Writer and journalist Sanjay Upadhyay, who worked with Tuladhar at the Rising Nepal during the Panchayat days, remembers him as an editor with a sharp instinct for reducing clutter. “His headlines were succinct and sonorous. ‘Ambiguity is our byword’ he would proclaim in the Rising Nepal newsroom during Panchayat rule. Yet clarity and precision always shone in his work,” he told the Record in an interview.
In the three and a half years that I worked with him in the Post’s editorial department, I met him only once; Aarati, the subeditor who has worked in the section for two and a half years, never met him and her wish to meet him after his retirement went unfulfilled, as he mostly worked from home ever since the Covid-19 pandemic began and rarely came to office. It was in the interregnum between the first and second phases that I met him in office one day. Minutes into our conversation, I knew why he preferred text messages to phone calls. He was the quintessential man of the printed word.
Tuladhar held his comfort zone too close to himself, so much so that he worked on Word files and was a stranger to Google Docs. Every new entrant at the OpEd desk was told: “Kamal Sir does not use Google Docs”, to which the millennials often responded with dropped jaws. But that was Kamal Ratna Tuladhar, a copy editor of the yore who perhaps loved the process of the typefaces changing into green and red even as he edited a news or opinion piece. Over time, each of us who joined the OpEd desk learnt to embrace his technological handicap, his silence, and his absent presence in the newsroom.
At the Post, Kamal Ratna Tuladhar on the copy desk meant certainty—that he would return an edited copy within an hour or so, and there would be little chance of mistakes. Each working day, we would send him raw pieces with the note: “Dear Sir, please find attached the editorial.” After an hour, he would send back a polished piece, with the note: “Editorial EDITED Attached”. Once we realised his knack for beautiful headlines, which he sometimes drew from Shakespearean literature, as Sanjay Upadhyay pointed out in his Record interview, we would leave the headline space for him to fill.
Tuladhar was a stickler for conciseness and clarity, always careful to retain the writer’s message. He was ruthless with clumsy writing, sometimes hatchetting a 1,500-word piece to 700 words. On rare occasions, when we conveyed a writer’s complaint about his edits and asked if he could be a little lenient, he would make no effort to hide his displeasure for bad writing.
Just as he loathed bad writing, he disapproved of venerations, especially if it was about himself. When I mentioned his contributions to Nepali journalism while introducing him to Aarati, who had just joined the Post, he wrote back: “Dear Aarati, sometimes Dinesh tends to exaggerate”. It was this humbleness that made him a respected colleague, and also a mysterious figure: It was only when we interacted with family, on the ninth day of his death, that we would know about the Gorkha Dakshin Bahu honour he had received in 2055 BS (1998 AD), the several books he had published, and the books he was working on.

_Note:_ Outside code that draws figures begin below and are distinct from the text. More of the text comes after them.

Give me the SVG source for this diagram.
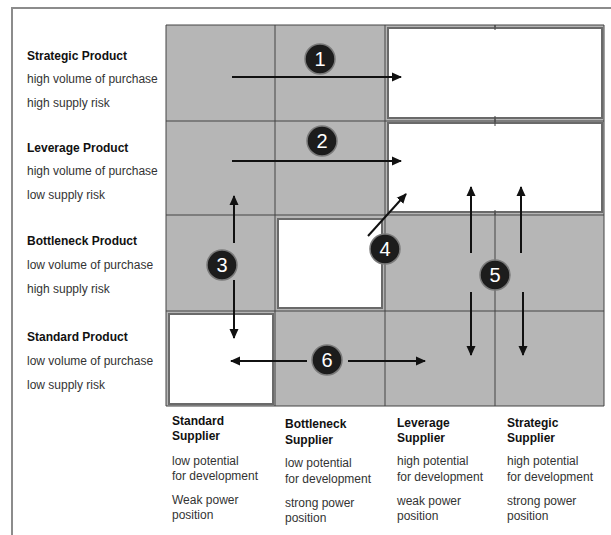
<svg xmlns="http://www.w3.org/2000/svg" width="611" height="535" viewBox="0 0 611 535">
<defs>
<marker id="ah" viewBox="0 0 10 10" refX="9" refY="5" markerWidth="5" markerHeight="5" orient="auto" markerUnits="strokeWidth">
<path d="M0,0.5 L10,5 L0,9.5 z" fill="#111"/>
</marker>
<style>
.cell{fill:#b6b6b6}
.grid{stroke:#444;stroke-width:1;fill:none}
.wbox{fill:#fff;stroke:#6a6a6a;stroke-width:2}
.arr{stroke:#111;stroke-width:2;fill:none;marker-end:url(#ah)}
.bd{font-family:"Liberation Sans",Arial,sans-serif;font-weight:bold;font-size:12px;fill:#111}
.tx{font-family:"Liberation Sans",Arial,sans-serif;font-size:12px;fill:#333}
.num circle{fill:#1c1c1c;stroke:#7a7a7a;stroke-width:1.5}
.num text{font-family:"Liberation Sans",Arial,sans-serif;font-size:20px;fill:#fff;text-anchor:middle}
</style>
</defs>
<rect x="0" y="0" width="611" height="535" fill="#fff"/>
<path d="M12,535 L12,8 L611,8" fill="none" stroke="#8c8c8c" stroke-width="2"/>

<g id="matrix">
<rect class="cell" x="166" y="25" width="438" height="381"/>
<path class="grid" d="M166,25 H604 V406 H166 Z M275,25 V406 M385,25 V406 M495,25 V406 M166,121 H604 M166,215 H604 M166,311 H604"/>
</g>
<g id="box-strategic"><rect class="wbox" x="388" y="28" width="214" height="90"/></g>
<g id="box-leverage"><rect class="wbox" x="388" y="123" width="214" height="89"/></g>
<g id="box-bottleneck"><rect class="wbox" x="278" y="219" width="104" height="89"/></g>
<g id="box-standard"><rect class="wbox" x="169" y="314" width="104" height="90"/></g>
<path class="grid" d="M495,25 V30 M495,116 V126 M495,210 V215" stroke="#666"/>

<g id="connectors">
<line class="arr" x1="232" y1="77" x2="401" y2="77"/>
<line class="arr" x1="232" y1="161" x2="401" y2="161"/>
<line class="arr" x1="234" y1="243" x2="234" y2="196"/>
<line class="arr" x1="234" y1="280" x2="234" y2="338"/>
<line class="arr" x1="368" y1="236" x2="406" y2="194"/>
<line class="arr" x1="471" y1="253" x2="471" y2="187"/>
<line class="arr" x1="521" y1="253" x2="521" y2="187"/>
<line class="arr" x1="471" y1="292" x2="471" y2="355"/>
<line class="arr" x1="523" y1="292" x2="523" y2="355"/>
<line class="arr" x1="307" y1="361" x2="231" y2="361"/>
<line class="arr" x1="348" y1="361" x2="425" y2="361"/>
</g>

<g id="n1" class="num"><circle cx="320" cy="59" r="15"/><text x="320" y="66">1</text></g>
<g id="n2" class="num"><circle cx="322" cy="141" r="15"/><text x="322" y="148">2</text></g>
<g id="n3" class="num"><circle cx="222" cy="265" r="15"/><text x="222" y="272">3</text></g>
<g id="n4" class="num"><circle cx="385" cy="249" r="15"/><text x="385" y="256">4</text></g>
<g id="n5" class="num"><circle cx="495" cy="275" r="15"/><text x="495" y="282">5</text></g>
<g id="n6" class="num"><circle cx="327" cy="360" r="15"/><text x="327" y="367">6</text></g>

<g id="row-strategic">
<text class="bd" x="27" y="60">Strategic Product</text>
<text class="tx" x="27" y="83">high volume of purchase</text>
<text class="tx" x="27" y="107">high supply risk</text>
</g>
<g id="row-leverage">
<text class="bd" x="27" y="152">Leverage Product</text>
<text class="tx" x="27" y="175">high volume of purchase</text>
<text class="tx" x="27" y="199">low supply risk</text>
</g>
<g id="row-bottleneck">
<text class="bd" x="27" y="245">Bottleneck Product</text>
<text class="tx" x="27" y="269">low volume of purchase</text>
<text class="tx" x="27" y="293">high supply risk</text>
</g>
<g id="row-standard">
<text class="bd" x="27" y="341">Standard Product</text>
<text class="tx" x="27" y="365">low volume of purchase</text>
<text class="tx" x="27" y="389">low supply risk</text>
</g>

<g id="col-standard">
<text class="bd" x="172" y="425">Standard</text>
<text class="bd" x="172" y="440">Supplier</text>
<text class="tx" x="172" y="465">low potential</text>
<text class="tx" x="172" y="480">for development</text>
<text class="tx" x="172" y="504">Weak power</text>
<text class="tx" x="172" y="519">position</text>
</g>
<g id="col-bottleneck">
<text class="bd" x="285" y="428">Bottleneck</text>
<text class="bd" x="285" y="444">Supplier</text>
<text class="tx" x="285" y="467">low potential</text>
<text class="tx" x="285" y="483">for development</text>
<text class="tx" x="285" y="507">strong power</text>
<text class="tx" x="285" y="522">position</text>
</g>
<g id="col-leverage">
<text class="bd" x="397" y="427">Leverage</text>
<text class="bd" x="397" y="442">Supplier</text>
<text class="tx" x="397" y="465">high potential</text>
<text class="tx" x="397" y="481">for development</text>
<text class="tx" x="397" y="505">weak power</text>
<text class="tx" x="397" y="520">position</text>
</g>
<g id="col-strategic">
<text class="bd" x="507" y="427">Strategic</text>
<text class="bd" x="507" y="442">Supplier</text>
<text class="tx" x="507" y="465">high potential</text>
<text class="tx" x="507" y="481">for development</text>
<text class="tx" x="507" y="505">strong power</text>
<text class="tx" x="507" y="520">position</text>
</g>
</svg>
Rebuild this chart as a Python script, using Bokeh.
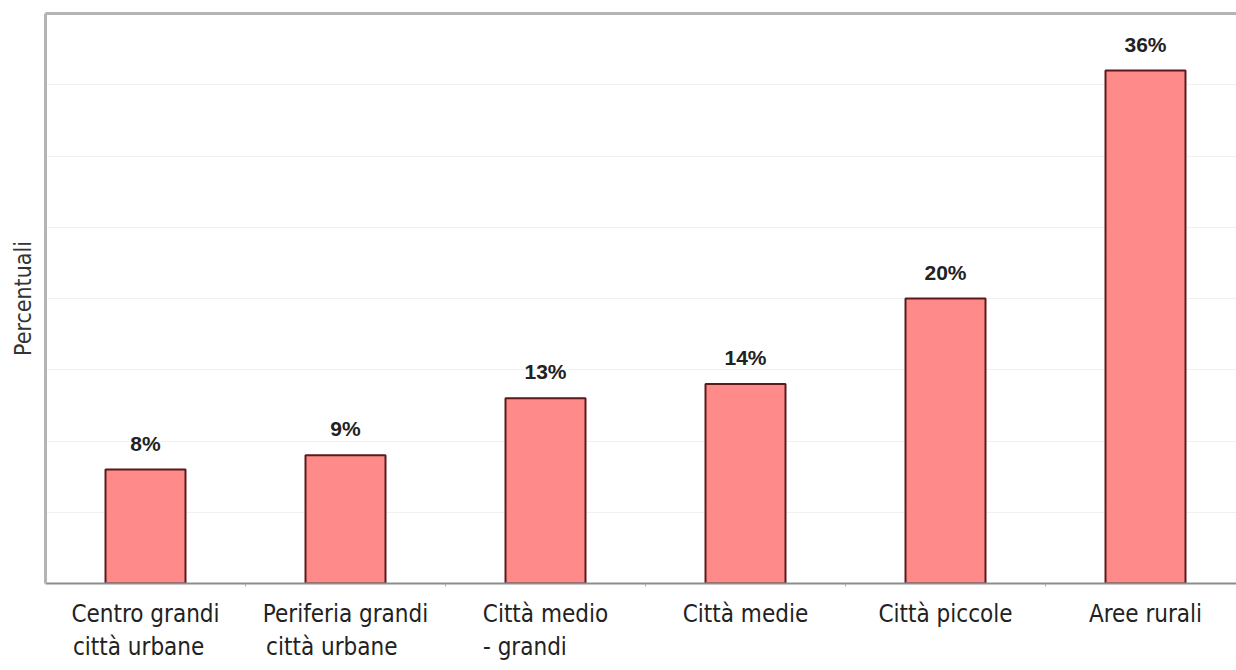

Today, on the 13th day of his passing, if by some transcendental powers, he could read this obituary from his new abode, he might again say I have exaggerated. But I know that his fellow copy editor contemporary Peter J Karthak, who has been up there for close to four years, would come to my defence and say, “Come on, Kamal, this chap is speaking the truth.”
Anyway, let’s get back to the editorial desk. Dear Sir, please find attached your obituary!